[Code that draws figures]
'''

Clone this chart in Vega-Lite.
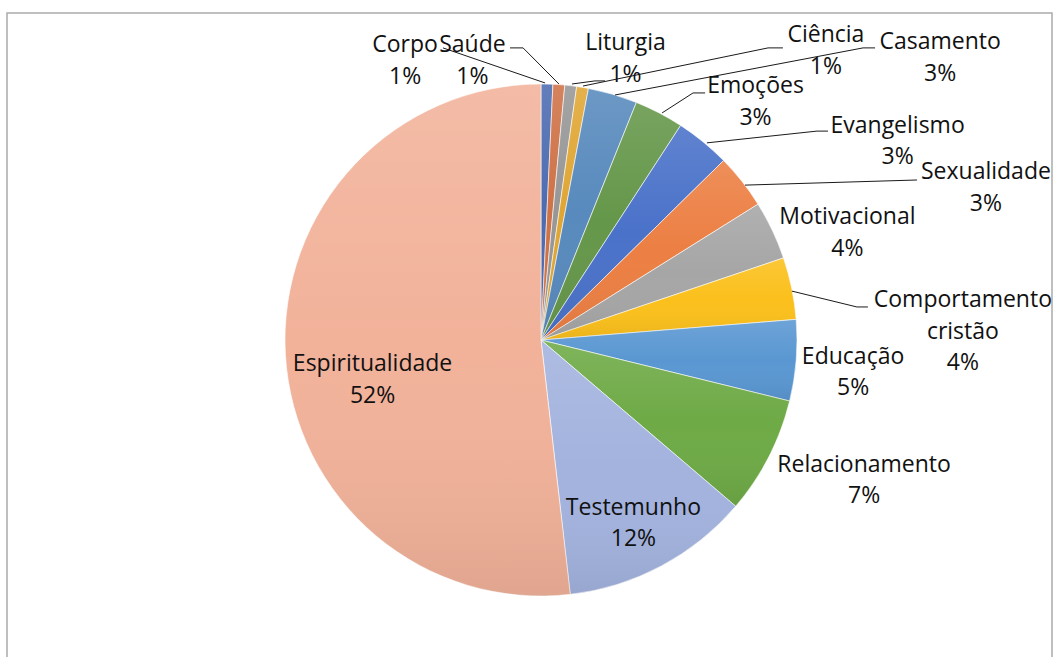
{
  "$schema": "https://vega.github.io/schema/vega-lite/v6.json",
  "width": 1045,
  "height": 660,
  "padding": {"left": 7, "top": 13, "right": 0, "bottom": 0},
  "background": "white",
  "config": {"view": {"stroke": "#ABABAB", "strokeWidth": 1.5}, "font": "Open Sans"},
  "datasets": {
    "slices": [
      {"ord": 1, "category": "Corpo", "value": 0.74},
      {"ord": 2, "category": "Saúde", "value": 0.74},
      {"ord": 3, "category": "Liturgia", "value": 0.74},
      {"ord": 4, "category": "Ciência", "value": 0.74},
      {"ord": 5, "category": "Casamento", "value": 3.1},
      {"ord": 6, "category": "Emoções", "value": 3.1},
      {"ord": 7, "category": "Evangelismo", "value": 3.45},
      {"ord": 8, "category": "Sexualidade", "value": 3.45},
      {"ord": 9, "category": "Motivacional", "value": 3.7},
      {"ord": 10, "category": "Comportamento cristão", "value": 3.9},
      {"ord": 11, "category": "Educação", "value": 5.1},
      {"ord": 12, "category": "Relacionamento", "value": 7.4},
      {"ord": 13, "category": "Testemunho", "value": 11.9},
      {"ord": 14, "category": "Espiritualidade", "value": 51.7}
    ],
    "leaders": [
      {"category": "Corpo", "x": -0.383, "y": 1.141, "x2": 0.016, "y2": 1.004},
      {"category": "Saúde", "x": -0.121, "y": 1.141, "x2": -0.070, "y2": 1.141},
      {"category": "Saúde", "x": -0.070, "y": 1.141, "x2": 0.070, "y2": 1.0},
      {"category": "Liturgia", "x": 0.121, "y": 1.0, "x2": 0.211, "y2": 1.012},
      {"category": "Liturgia", "x": 0.211, "y": 1.012, "x2": 0.250, "y2": 1.012},
      {"category": "Ciência", "x": 0.164, "y": 0.992, "x2": 0.887, "y2": 1.141},
      {"category": "Ciência", "x": 0.887, "y": 1.141, "x2": 0.945, "y2": 1.141},
      {"category": "Casamento", "x": 0.289, "y": 0.957, "x2": 1.258, "y2": 1.141},
      {"category": "Casamento", "x": 1.258, "y": 1.141, "x2": 1.305, "y2": 1.141},
      {"category": "Emoções", "x": 0.473, "y": 0.887, "x2": 0.594, "y2": 0.965},
      {"category": "Emoções", "x": 0.594, "y": 0.965, "x2": 0.641, "y2": 0.965},
      {"category": "Evangelismo", "x": 0.648, "y": 0.770, "x2": 1.078, "y2": 0.816},
      {"category": "Evangelismo", "x": 1.078, "y": 0.816, "x2": 1.121, "y2": 0.816},
      {"category": "Sexualidade", "x": 0.797, "y": 0.605, "x2": 1.469, "y2": 0.625},
      {"category": "Comportamento cristão", "x": 0.980, "y": 0.191, "x2": 1.234, "y2": 0.129},
      {"category": "Comportamento cristão", "x": 1.234, "y": 0.129, "x2": 1.277, "y2": 0.129}
    ],
    "labels": [
      {"category": "Corpo", "lines": ["Corpo", "1%"], "lx": -0.531, "ly": 1.152},
      {"category": "Saúde", "lines": ["Saúde", "1%"], "lx": -0.268, "ly": 1.152},
      {"category": "Liturgia", "lines": ["Liturgia", "1%"], "lx": 0.330, "ly": 1.160},
      {"category": "Ciência", "lines": ["Ciência", "1%"], "lx": 1.113, "ly": 1.191},
      {"category": "Casamento", "lines": ["Casamento", "3%"], "lx": 1.559, "ly": 1.164},
      {"category": "Emoções", "lines": ["Emoções", "3%"], "lx": 0.838, "ly": 0.992},
      {"category": "Evangelismo", "lines": ["Evangelismo", "3%"], "lx": 1.393, "ly": 0.836},
      {"category": "Sexualidade", "lines": ["Sexualidade", "3%"], "lx": 1.738, "ly": 0.656},
      {"category": "Motivacional", "lines": ["Motivacional", "4%"], "lx": 1.197, "ly": 0.480},
      {"category": "Comportamento cristão", "lines": ["Comportamento", "cristão", "4%"], "lx": 1.648, "ly": 0.156},
      {"category": "Educação", "lines": ["Educação", "5%"], "lx": 1.219, "ly": -0.066},
      {"category": "Relacionamento", "lines": ["Relacionamento", "7%"], "lx": 1.262, "ly": -0.488},
      {"category": "Testemunho", "lines": ["Testemunho", "12%"], "lx": 0.361, "ly": -0.656},
      {"category": "Espiritualidade", "lines": ["Espiritualidade", "52%"], "lx": -0.658, "ly": -0.094}
    ]
  },
  "layer": [
    {
      "data": {"name": "slices"},
      "mark": {"type": "arc", "outerRadius": 256, "stroke": "#ffffff", "strokeWidth": 0.6},
      "encoding": {
        "x": {"datum": 0, "type": "quantitative", "scale": {"domain": [-2.0859, 1.9961], "nice": false, "zero": false}, "axis": null},
        "y": {"datum": 0, "type": "quantitative", "scale": {"domain": [-1.3008, 1.2773], "nice": false, "zero": false}, "axis": null},
        "theta": {"field": "value", "type": "quantitative", "stack": true},
        "order": {"field": "ord", "type": "quantitative"},
        "color": {
          "field": "category",
          "type": "nominal",
          "legend": null,
          "scale": {
            "domain": ["Corpo", "Saúde", "Liturgia", "Ciência", "Casamento", "Emoções", "Evangelismo", "Sexualidade", "Motivacional", "Comportamento cristão", "Educação", "Relacionamento", "Testemunho", "Espiritualidade"],
            "range": ["#4D6CB1", "#CF7247", "#979797", "#E0A634", "#588ABD", "#65974A", "#4A72C9", "#EC7F43", "#A6A6A6", "#FBC01C", "#5A97D2", "#6EAA46", "#A3B3DE", "#F2B29A"]
          }
        }
      }
    },
    {
      "data": {"name": "slices"},
      "mark": {
        "type": "arc",
        "outerRadius": 256,
        "strokeWidth": 0,
        "fill": {"gradient": "linear", "x1": 0, "y1": 0, "x2": 0, "y2": 1, "stops": [{"offset": 0, "color": "rgba(255,255,255,0.12)"}, {"offset": 0.5, "color": "rgba(255,255,255,0)"}, {"offset": 1, "color": "rgba(0,0,0,0.07)"}]}
      },
      "encoding": {
        "x": {"datum": 0, "type": "quantitative"},
        "y": {"datum": 0, "type": "quantitative"},
        "theta": {"field": "value", "type": "quantitative", "stack": true},
        "order": {"field": "ord", "type": "quantitative"}
      }
    },
    {
      "data": {"name": "leaders"},
      "mark": {"type": "rule", "color": "#1a1a1a", "strokeWidth": 1},
      "encoding": {
        "x": {"field": "x", "type": "quantitative"},
        "y": {"field": "y", "type": "quantitative"},
        "x2": {"field": "x2"},
        "y2": {"field": "y2"}
      }
    },
    {
      "data": {"name": "labels"},
      "mark": {"type": "text", "fontSize": 23, "lineHeight": 31.5, "align": "center", "baseline": "middle", "color": "#111111"},
      "encoding": {
        "x": {"field": "lx", "type": "quantitative"},
        "y": {"field": "ly", "type": "quantitative"},
        "text": {"field": "lines", "type": "nominal"}
      }
    }
  ]
}
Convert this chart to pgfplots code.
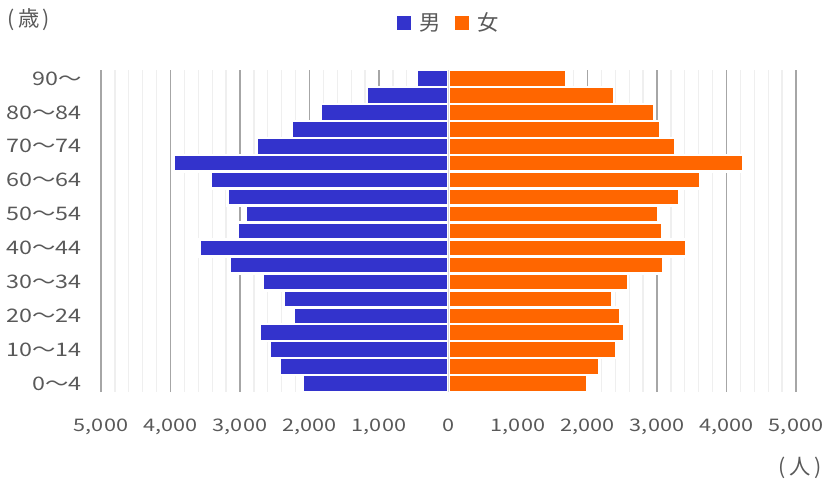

'''

_Your goal_:
Repeat each entry precisely as it appears. Leave the pictures out.

_Result for this task_:
Clone this chart in Vega-Lite.
{
  "$schema": "https://vega.github.io/schema/vega-lite/v6.json",
  "width": 1045,
  "height": 660,
  "padding": {"left": 7, "top": 13, "right": 0, "bottom": 0},
  "background": "white",
  "config": {"view": {"stroke": "#ABABAB", "strokeWidth": 1.5}, "font": "Open Sans"},
  "datasets": {
    "slices": [
      {"ord": 1, "category": "Corpo", "value": 0.74},
      {"ord": 2, "category": "Saúde", "value": 0.74},
      {"ord": 3, "category": "Liturgia", "value": 0.74},
      {"ord": 4, "category": "Ciência", "value": 0.74},
      {"ord": 5, "category": "Casamento", "value": 3.1},
      {"ord": 6, "category": "Emoções", "value": 3.1},
      {"ord": 7, "category": "Evangelismo", "value": 3.45},
      {"ord": 8, "category": "Sexualidade", "value": 3.45},
      {"ord": 9, "category": "Motivacional", "value": 3.7},
      {"ord": 10, "category": "Comportamento cristão", "value": 3.9},
      {"ord": 11, "category": "Educação", "value": 5.1},
      {"ord": 12, "category": "Relacionamento", "value": 7.4},
      {"ord": 13, "category": "Testemunho", "value": 11.9},
      {"ord": 14, "category": "Espiritualidade", "value": 51.7}
    ],
    "leaders": [
      {"category": "Corpo", "x": -0.383, "y": 1.141, "x2": 0.016, "y2": 1.004},
      {"category": "Saúde", "x": -0.121, "y": 1.141, "x2": -0.070, "y2": 1.141},
      {"category": "Saúde", "x": -0.070, "y": 1.141, "x2": 0.070, "y2": 1.0},
      {"category": "Liturgia", "x": 0.121, "y": 1.0, "x2": 0.211, "y2": 1.012},
      {"category": "Liturgia", "x": 0.211, "y": 1.012, "x2": 0.250, "y2": 1.012},
      {"category": "Ciência", "x": 0.164, "y": 0.992, "x2": 0.887, "y2": 1.141},
      {"category": "Ciência", "x": 0.887, "y": 1.141, "x2": 0.945, "y2": 1.141},
      {"category": "Casamento", "x": 0.289, "y": 0.957, "x2": 1.258, "y2": 1.141},
      {"category": "Casamento", "x": 1.258, "y": 1.141, "x2": 1.305, "y2": 1.141},
      {"category": "Emoções", "x": 0.473, "y": 0.887, "x2": 0.594, "y2": 0.965},
      {"category": "Emoções", "x": 0.594, "y": 0.965, "x2": 0.641, "y2": 0.965},
      {"category": "Evangelismo", "x": 0.648, "y": 0.770, "x2": 1.078, "y2": 0.816},
      {"category": "Evangelismo", "x": 1.078, "y": 0.816, "x2": 1.121, "y2": 0.816},
      {"category": "Sexualidade", "x": 0.797, "y": 0.605, "x2": 1.469, "y2": 0.625},
      {"category": "Comportamento cristão", "x": 0.980, "y": 0.191, "x2": 1.234, "y2": 0.129},
      {"category": "Comportamento cristão", "x": 1.234, "y": 0.129, "x2": 1.277, "y2": 0.129}
    ],
    "labels": [
      {"category": "Corpo", "lines": ["Corpo", "1%"], "lx": -0.531, "ly": 1.152},
      {"category": "Saúde", "lines": ["Saúde", "1%"], "lx": -0.268, "ly": 1.152},
      {"category": "Liturgia", "lines": ["Liturgia", "1%"], "lx": 0.330, "ly": 1.160},
      {"category": "Ciência", "lines": ["Ciência", "1%"], "lx": 1.113, "ly": 1.191},
      {"category": "Casamento", "lines": ["Casamento", "3%"], "lx": 1.559, "ly": 1.164},
      {"category": "Emoções", "lines": ["Emoções", "3%"], "lx": 0.838, "ly": 0.992},
      {"category": "Evangelismo", "lines": ["Evangelismo", "3%"], "lx": 1.393, "ly": 0.836},
      {"category": "Sexualidade", "lines": ["Sexualidade", "3%"], "lx": 1.738, "ly": 0.656},
      {"category": "Motivacional", "lines": ["Motivacional", "4%"], "lx": 1.197, "ly": 0.480},
      {"category": "Comportamento cristão", "lines": ["Comportamento", "cristão", "4%"], "lx": 1.648, "ly": 0.156},
      {"category": "Educação", "lines": ["Educação", "5%"], "lx": 1.219, "ly": -0.066},
      {"category": "Relacionamento", "lines": ["Relacionamento", "7%"], "lx": 1.262, "ly": -0.488},
      {"category": "Testemunho", "lines": ["Testemunho", "12%"], "lx": 0.361, "ly": -0.656},
      {"category": "Espiritualidade", "lines": ["Espiritualidade", "52%"], "lx": -0.658, "ly": -0.094}
    ]
  },
  "layer": [
    {
      "data": {"name": "slices"},
      "mark": {"type": "arc", "outerRadius": 256, "stroke": "#ffffff", "strokeWidth": 0.6},
      "encoding": {
        "x": {"datum": 0, "type": "quantitative", "scale": {"domain": [-2.0859, 1.9961], "nice": false, "zero": false}, "axis": null},
        "y": {"datum": 0, "type": "quantitative", "scale": {"domain": [-1.3008, 1.2773], "nice": false, "zero": false}, "axis": null},
        "theta": {"field": "value", "type": "quantitative", "stack": true},
        "order": {"field": "ord", "type": "quantitative"},
        "color": {
          "field": "category",
          "type": "nominal",
          "legend": null,
          "scale": {
            "domain": ["Corpo", "Saúde", "Liturgia", "Ciência", "Casamento", "Emoções", "Evangelismo", "Sexualidade", "Motivacional", "Comportamento cristão", "Educação", "Relacionamento", "Testemunho", "Espiritualidade"],
            "range": ["#4D6CB1", "#CF7247", "#979797", "#E0A634", "#588ABD", "#65974A", "#4A72C9", "#EC7F43", "#A6A6A6", "#FBC01C", "#5A97D2", "#6EAA46", "#A3B3DE", "#F2B29A"]
          }
        }
      }
    },
    {
      "data": {"name": "slices"},
      "mark": {
        "type": "arc",
        "outerRadius": 256,
        "strokeWidth": 0,
        "fill": {"gradient": "linear", "x1": 0, "y1": 0, "x2": 0, "y2": 1, "stops": [{"offset": 0, "color": "rgba(255,255,255,0.12)"}, {"offset": 0.5, "color": "rgba(255,255,255,0)"}, {"offset": 1, "color": "rgba(0,0,0,0.07)"}]}
      },
      "encoding": {
        "x": {"datum": 0, "type": "quantitative"},
        "y": {"datum": 0, "type": "quantitative"},
        "theta": {"field": "value", "type": "quantitative", "stack": true},
        "order": {"field": "ord", "type": "quantitative"}
      }
    },
    {
      "data": {"name": "leaders"},
      "mark": {"type": "rule", "color": "#1a1a1a", "strokeWidth": 1},
      "encoding": {
        "x": {"field": "x", "type": "quantitative"},
        "y": {"field": "y", "type": "quantitative"},
        "x2": {"field": "x2"},
        "y2": {"field": "y2"}
      }
    },
    {
      "data": {"name": "labels"},
      "mark": {"type": "text", "fontSize": 23, "lineHeight": 31.5, "align": "center", "baseline": "middle", "color": "#111111"},
      "encoding": {
        "x": {"field": "lx", "type": "quantitative"},
        "y": {"field": "ly", "type": "quantitative"},
        "text": {"field": "lines", "type": "nominal"}
      }
    }
  ]
}
Convert this chart to pgfplots code.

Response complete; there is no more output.